WD 1856 b is an extraordinary planet that has left astronomers scratching their heads. This Jupiter-sized world orbits a white dwarf, the burned-out remnant of a Sun-like star.
The discovery was made by chance when a team of researchers pointed the TESS observatory at a sample of roughly 2,000 white dwarfs in 2020. They were searching for small objects like comets or asteroids that might transit across the face of these dead stars.
The white dwarf is about seven times smaller than the gas giant circling around it. Its brightness should be dropping to nearly nothing each time the planet crosses in front of it, but instead, it’s dipping by about half. The team thinks the reason for this unusual behavior is a grazing transit, where only the edge of the planetary disk clips the face of the star.

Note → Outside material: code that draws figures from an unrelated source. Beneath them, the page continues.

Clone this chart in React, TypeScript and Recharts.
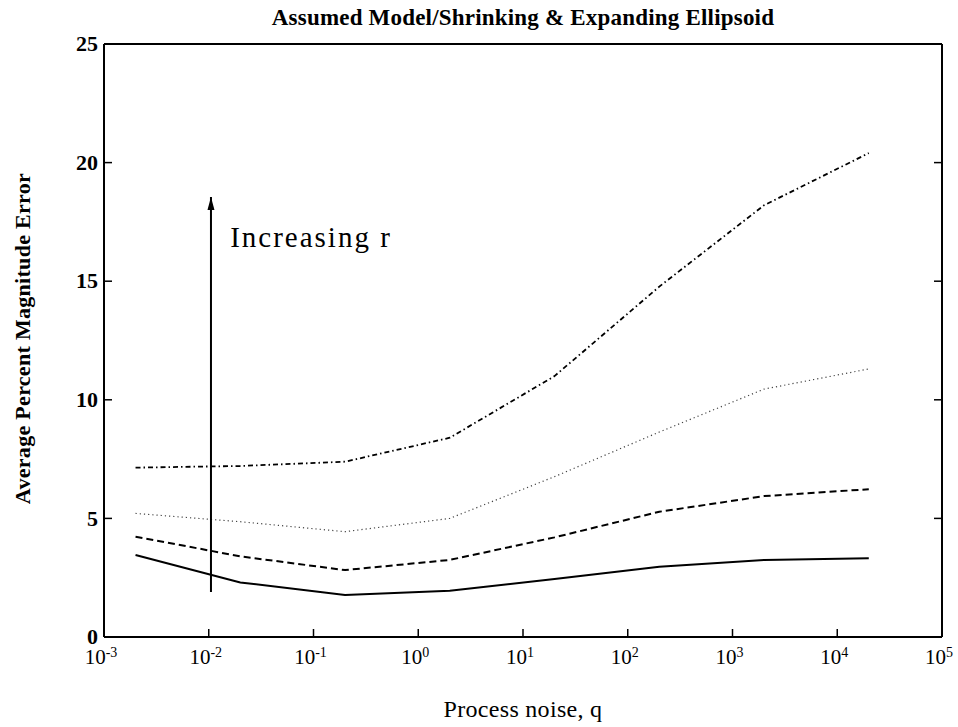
import React from "react";
import {
  LineChart,
  Line,
  XAxis,
  YAxis,
  ReferenceLine,
  ReferenceDot,
} from "recharts";

// Process noise q (x) values
const qValues = [0.002, 0.02, 0.2, 2, 20, 200, 2000, 20000];
// Average percent magnitude error for increasing r
const seriesSolid = [3.46, 2.3, 1.77, 1.95, 2.45, 2.96, 3.25, 3.32];
const seriesDashed = [4.23, 3.4, 2.82, 3.25, 4.2, 5.28, 5.94, 6.23];
const seriesDotted = [5.21, 4.86, 4.44, 5.0, 6.76, 8.64, 10.45, 11.3];
const seriesDashDot = [7.14, 7.21, 7.39, 8.4, 11.0, 14.77, 18.2, 20.4];

const xTicks = [1e-3, 1e-2, 1e-1, 1e0, 1e1, 1e2, 1e3, 1e4, 1e5];
const yTicks = [0, 5, 10, 15, 20, 25];

const arrowX = 0.0105;
const arrowYStart = 1.9;
const arrowYEnd = 18.55;
const annotX = 0.016;
const annotY = 16.44;

const titleText = "Assumed Model/Shrinking & Expanding Ellipsoid";
const xLabelText = "Process noise, q";
const yLabelText = "Average Percent Magnitude Error";
const annotText = "Increasing r";

const data = qValues.map((q, i) => ({
  q,
  s1: seriesSolid[i],
  s2: seriesDashed[i],
  s3: seriesDotted[i],
  s4: seriesDashDot[i],
}));

const FONT = "'Liberation Serif', 'Times New Roman', serif";
const TICK_LEN = 8;

const BottomTick = (props: any) => {
  const { x, y, payload } = props;
  const exp = Math.round(Math.log10(payload.value));
  return (
    <g>
      <line x1={x} y1={y} x2={x} y2={y - TICK_LEN} stroke="#000" strokeWidth={1.5} />
      <text x={x - 3} y={y + 27} textAnchor="middle" fontFamily={FONT} fontSize={21} fill="#000">
        10
        <tspan dy={-7} fontSize={14}>
          {String(exp)}
        </tspan>
      </text>
    </g>
  );
};

const TopTick = (props: any) => {
  const { x, y } = props;
  return <line x1={x} y1={y} x2={x} y2={y + TICK_LEN} stroke="#000" strokeWidth={1.5} />;
};

const LeftTick = (props: any) => {
  const { x, y, payload } = props;
  return (
    <g>
      <line x1={x} y1={y} x2={x + TICK_LEN} y2={y} stroke="#000" strokeWidth={1.5} />
      <text
        x={x - 6}
        y={y}
        dy="0.33em"
        textAnchor="end"
        fontFamily={FONT}
        fontWeight="bold"
        fontSize={22}
        fill="#000"
      >
        {payload.value}
      </text>
    </g>
  );
};

const RightTick = (props: any) => {
  const { x, y } = props;
  return <line x1={x} y1={y} x2={x - TICK_LEN} y2={y} stroke="#000" strokeWidth={1.5} />;
};

const ArrowHead = (props: any) => {
  const { cx, cy } = props;
  if (cx == null || cy == null) return null;
  return <path d={`M${cx},${cy} L${cx - 3.5},${cy + 13} L${cx + 3.5},${cy + 13} Z`} fill="#000" />;
};

const AnnotText = (props: any) => {
  const { cx, cy } = props;
  if (cx == null || cy == null) return null;
  return (
    <text x={cx} y={cy} fontFamily={FONT} fontSize={29} letterSpacing={2} fill="#000">
      {annotText}
    </text>
  );
};

export default function App() {
  return (
    <div style={{ position: "absolute", left: 0, top: 0, width: 958, height: 727, background: "#fff" }}>
      <LineChart
        width={958}
        height={727}
        data={data}
        margin={{ top: 43, right: 15, bottom: 0, left: 4 }}
      >
        <XAxis
          dataKey="q"
          type="number"
          scale="log"
          domain={[1e-3, 1e5]}
          allowDataOverflow
          ticks={xTicks}
          interval={0}
          height={90}
          tickSize={0}
          tickMargin={0}
          tickLine={false}
          axisLine={{ stroke: "#000", strokeWidth: 2 }}
          tick={<BottomTick />}
          label={{
            content: (p: any) => {
              const vb = p.viewBox || {};
              return (
                <text
                  x={vb.x + vb.width / 2}
                  y={vb.y + 80}
                  textAnchor="middle"
                  fontFamily={FONT}
                  fontSize={24}
                  letterSpacing={0.3}
                  fill="#000"
                >
                  {xLabelText}
                </text>
              );
            },
          }}
        />
        <XAxis
          xAxisId="top"
          orientation="top"
          type="number"
          scale="log"
          domain={[1e-3, 1e5]}
          allowDataOverflow
          ticks={xTicks}
          interval={0}
          height={1}
          tickSize={0}
          tickMargin={0}
          tickLine={false}
          axisLine={{ stroke: "#000", strokeWidth: 2 }}
          tick={<TopTick />}
          label={{
            content: (p: any) => {
              const vb = p.viewBox || {};
              return (
                <text
                  x={vb.x + vb.width / 2}
                  y={25}
                  textAnchor="middle"
                  fontFamily={FONT}
                  fontWeight="bold"
                  fontSize={23}
                  letterSpacing={0.2}
                  fill="#000"
                >
                  {titleText}
                </text>
              );
            },
          }}
        />
        <YAxis
          type="number"
          domain={[0, 25]}
          allowDataOverflow
          ticks={yTicks}
          interval={0}
          width={100}
          tickSize={0}
          tickMargin={0}
          tickLine={false}
          axisLine={{ stroke: "#000", strokeWidth: 2 }}
          tick={<LeftTick />}
          label={{
            content: (p: any) => {
              const vb = p.viewBox || {};
              const cx = vb.x + 18;
              const cy = vb.y + vb.height / 2 - 2;
              return (
                <text
                  x={cx}
                  y={cy}
                  transform={`rotate(-90, ${cx}, ${cy})`}
                  textAnchor="middle"
                  dy="0.35em"
                  fontFamily={FONT}
                  fontWeight="bold"
                  fontSize={22}
                  letterSpacing={0.3}
                  fill="#000"
                >
                  {yLabelText}
                </text>
              );
            },
          }}
        />
        <YAxis
          yAxisId="right"
          orientation="right"
          type="number"
          domain={[0, 25]}
          allowDataOverflow
          ticks={yTicks}
          interval={0}
          width={1}
          tickSize={0}
          tickMargin={0}
          tickLine={false}
          axisLine={{ stroke: "#000", strokeWidth: 2 }}
          tick={<RightTick />}
        />
        <Line
          dataKey="s1"
          type="linear"
          stroke="#000"
          strokeWidth={2}
          dot={false}
          isAnimationActive={false}
        />
        <Line
          dataKey="s2"
          type="linear"
          stroke="#000"
          strokeWidth={2}
          strokeDasharray="7 4"
          dot={false}
          isAnimationActive={false}
        />
        <Line
          dataKey="s3"
          type="linear"
          stroke="#444"
          strokeWidth={1.2}
          strokeDasharray="1.2 3"
          dot={false}
          isAnimationActive={false}
        />
        <Line
          dataKey="s4"
          type="linear"
          stroke="#000"
          strokeWidth={1.8}
          strokeDasharray="5 3 1.5 3"
          dot={false}
          isAnimationActive={false}
        />
        <ReferenceLine
          segment={[
            { x: arrowX, y: arrowYStart },
            { x: arrowX, y: arrowYEnd },
          ]}
          stroke="#000"
          strokeWidth={2}
        />
        <ReferenceDot x={arrowX} y={arrowYEnd} r={0} shape={<ArrowHead />} />
        <ReferenceDot x={annotX} y={annotY} r={0} shape={<AnnotText />} />
      </LineChart>
    </div>
  );
}
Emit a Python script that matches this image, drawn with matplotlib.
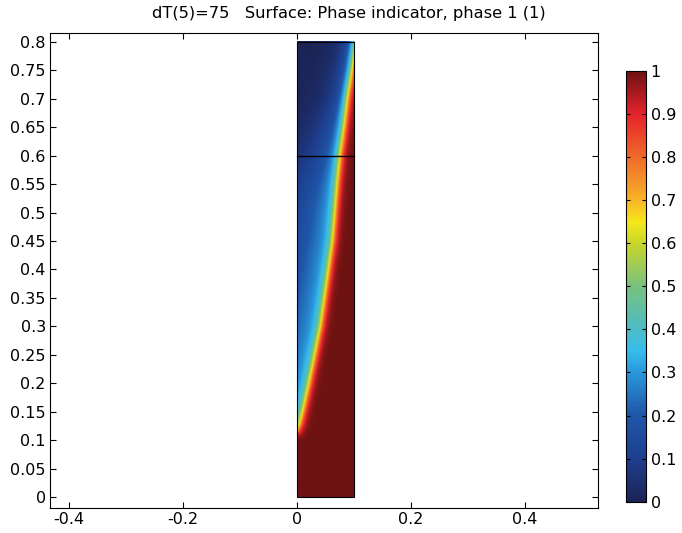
import numpy as np
import matplotlib
matplotlib.use("Agg")
import matplotlib.pyplot as plt
from matplotlib.colors import LinearSegmentedColormap
from matplotlib.patches import Rectangle

plt.rcParams["font.family"] = ["DejaVu Sans"]
plt.rcParams["axes.unicode_minus"] = False

TITLE = "dT(5)=75   Surface: Phase indicator, phase 1 (1)"

# domain (m)
DOMAIN_X = [0.0, 0.1]
DOMAIN_Y = [0.0, 0.8]
SPLIT_Y = 0.6

# interface (phase = 0.5)
IFACE_Y = [0.118, 0.122, 0.13, 0.15, 0.2, 0.25, 0.3, 0.35, 0.4, 0.45,
           0.5, 0.55, 0.6, 0.65, 0.7, 0.75, 0.78, 0.8]
IFACE_X = [0.0, 0.002, 0.005, 0.010, 0.021, 0.031, 0.041, 0.048, 0.055, 0.062,
           0.066, 0.070, 0.075, 0.082, 0.088, 0.096, 0.100, 0.103]

# light-phase halo on the blue side: decay length vs height
HALO_Y = [0.1, 0.3, 0.5, 0.6, 0.7, 0.8]
HALO_L = [0.09, 0.09, 0.07, 0.04, 0.022, 0.016]
HALO_A = 0.36
IFACE_W = 0.009

CB_TICKS = [0, 0.1, 0.2, 0.3, 0.4, 0.5, 0.6, 0.7, 0.8, 0.9, 1.0]
Y_TICKS = np.round(np.arange(0, 0.8001, 0.05), 2)
X_TICKS = [-0.4, -0.2, 0, 0.2, 0.4]

# COMSOL-like rainbow
CMAP_POS = [0.0, 0.1, 0.2, 0.3, 0.35, 0.4, 0.5, 0.6, 0.65, 0.7, 0.8, 0.9, 1.0]
CMAP_COL = ["#1c2456", "#1e3f8f", "#1f56a8", "#2a98dc", "#36bdec", "#4cbcc4",
            "#79c17e", "#c8d62a", "#f6e71a", "#f8b428", "#f06a2a", "#e6232b",
            "#6e1212"]
cmap = LinearSegmentedColormap.from_list("rainbow_c", list(zip(CMAP_POS, CMAP_COL)))


def build_field(nx=120, ny=960):
    xs = np.linspace(DOMAIN_X[0], DOMAIN_X[1], nx)
    ys = np.linspace(DOMAIN_Y[0], DOMAIN_Y[1], ny)
    X, Y = np.meshgrid(xs, ys)
    cy = np.linspace(IFACE_Y[0], IFACE_Y[-1], 400)
    cx = np.interp(cy, IFACE_Y, IFACE_X)
    dist = np.empty_like(X)
    for i in range(ny):
        dx = X[i][:, None] - cx[None, :]
        dy = Y[i][:, None] - cy[None, :]
        dist[i] = np.sqrt(dx ** 2 + dy ** 2).min(axis=1)
    xi = np.interp(Y, IFACE_Y, IFACE_X)
    red = (X > xi) | (Y < IFACE_Y[0])
    d = np.where(red, dist, -dist)
    s = 0.5 * (1 + np.tanh(d / IFACE_W))
    L = np.interp(Y, HALO_Y, HALO_L)
    h = HALO_A * np.exp(np.minimum(d, 0) / L)
    return s + (1 - s) * h


field = build_field()

fig = plt.figure(figsize=(6.82, 5.33), dpi=100)
ax = fig.add_axes([0.0733, 0.0469, 0.8035, 0.8917])
im = ax.imshow(field, origin="lower", cmap=cmap, vmin=0, vmax=1,
               extent=[DOMAIN_X[0], DOMAIN_X[1], DOMAIN_Y[0], DOMAIN_Y[1]],
               interpolation="bilinear", aspect="auto")
ax.add_patch(Rectangle((DOMAIN_X[0], DOMAIN_Y[0]), DOMAIN_X[1] - DOMAIN_X[0],
                       DOMAIN_Y[1] - DOMAIN_Y[0], fill=False, ec="black", lw=0.8))
ax.plot(DOMAIN_X, [SPLIT_Y, SPLIT_Y], color="black", lw=1.0)

ax.set_xlim(-0.433, 0.528)
ax.set_ylim(-0.0193, 0.816)
ax.set_xticks(X_TICKS)
ax.set_xticklabels([f"{v:g}" for v in X_TICKS])
ax.set_yticks(Y_TICKS)
ax.set_yticklabels([f"{v:g}" for v in Y_TICKS])
ax.tick_params(direction="in", length=4, top=True, right=True, labelsize=11.5,
               width=0.8, pad=3)
for sp in ax.spines.values():
    sp.set_linewidth(0.8)
fig.text(0.511, 0.975, TITLE, fontsize=11.7, ha="center", va="center")

cax = fig.add_axes([0.918, 0.0587, 0.0289, 0.8086])
cb = fig.colorbar(im, cax=cax, ticks=CB_TICKS)
cb.ax.set_yticklabels([f"{v:g}" for v in CB_TICKS])
cb.ax.tick_params(direction="in", length=3, left=True, right=True, labelsize=11.5,
                  width=0.8)
cb.outline.set_linewidth(0.8)

fig.savefig("out.png", dpi=100)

The planet orbits at about 0.02 AU from the white dwarf, which goes against our ideas of how the death of a star should reshape its system. When a star expands to become a red giant, it consumes the inner planets. Then, in the process of shrinking down to a white dwarf, it loses about half of its original mass, making its gravitational pull weaker. The outer planets, like gas giants, should migrate outward by about a factor of two.
However, WD 1856 b did not migrate outward; instead, it got closer to its star. This has the science community buzzing with excitement and curiosity. ‘It sent theoretical astrophysicists into a feeding frenzy,’ said Christopher O’Connor, a theoretical astrophysicist at Cornell University and co-author of the recent Nature study on WD 1856 b.
To get more data to work with, O’Connor’s team booked time on the James Webb Space Telescope to take a closer look at what was going on in the WD 1856 system. The JWST observations were done on April 27, 2023, and captured a single transit that lasted just eight minutes.
The viewing angle and the unusual size mismatch between the star and its planet posed an immediate technical problem. Standard exoplanet transmission spectroscopy assumes a smaller planet is entirely silhouetted against the face of a much larger star, which was not the case here. To get around it, the team developed new equations to express the transmission spectrum as the time-varying area of the planet overlapping the star’s disk.
When the scientists were done crunching numbers, WD 1856 b’s atmosphere proved somewhat surprising. It turned out the planet is shrouded in aerosol hazes, and its atmosphere contains methane. It is also far hotter than the team expected. WD 1856 b apparently emits roughly 25 times more energy into space than it receives from its cooling host star.
The extraordinary temperature of WD 1856 b tells us a lot about its history. ‘We expected this planet to be roughly as hot as Jupiter, but it wasn’t,’ O’Connor said. At about 0.02 AU from a white dwarf that has been cooling for 6 billion years, WD 1856 b should be somewhere between 150 and 200 Kelvin, close to the temperature of Jupiter’s cloud tops.
Instead, it is around 400 Kelvin. ‘Whatever is causing this planet to glow, it must be an internally derived heat rather than just re-radiating energy from the star,’ O’Connor said. The team managed to estimate when it happened by working backward through planetary cooling models.
The scientists figured out the most probable reason why WD 1856 b got so close to its star. They initially came up with two competing scenarios to explain how WD 1856 b ended up in its current orbit. The first is a common-envelope model, where the planet was originally in a close orbit and survived being engulfed when its star expanded into a red giant.
In the second, a high-eccentricity migration model, the planet started farther out, had its orbit destabilized by gravitational interactions with companion objects (WD 1856 has two distant stellar companions) and then spiraled inward over billions of years through gravitational interactions.
The discovery of WD 1856 b challenges our current understanding of planetary formation and evolution. It also highlights the importance of continued research into these complex systems, which can provide valuable insights into the history of our own solar system.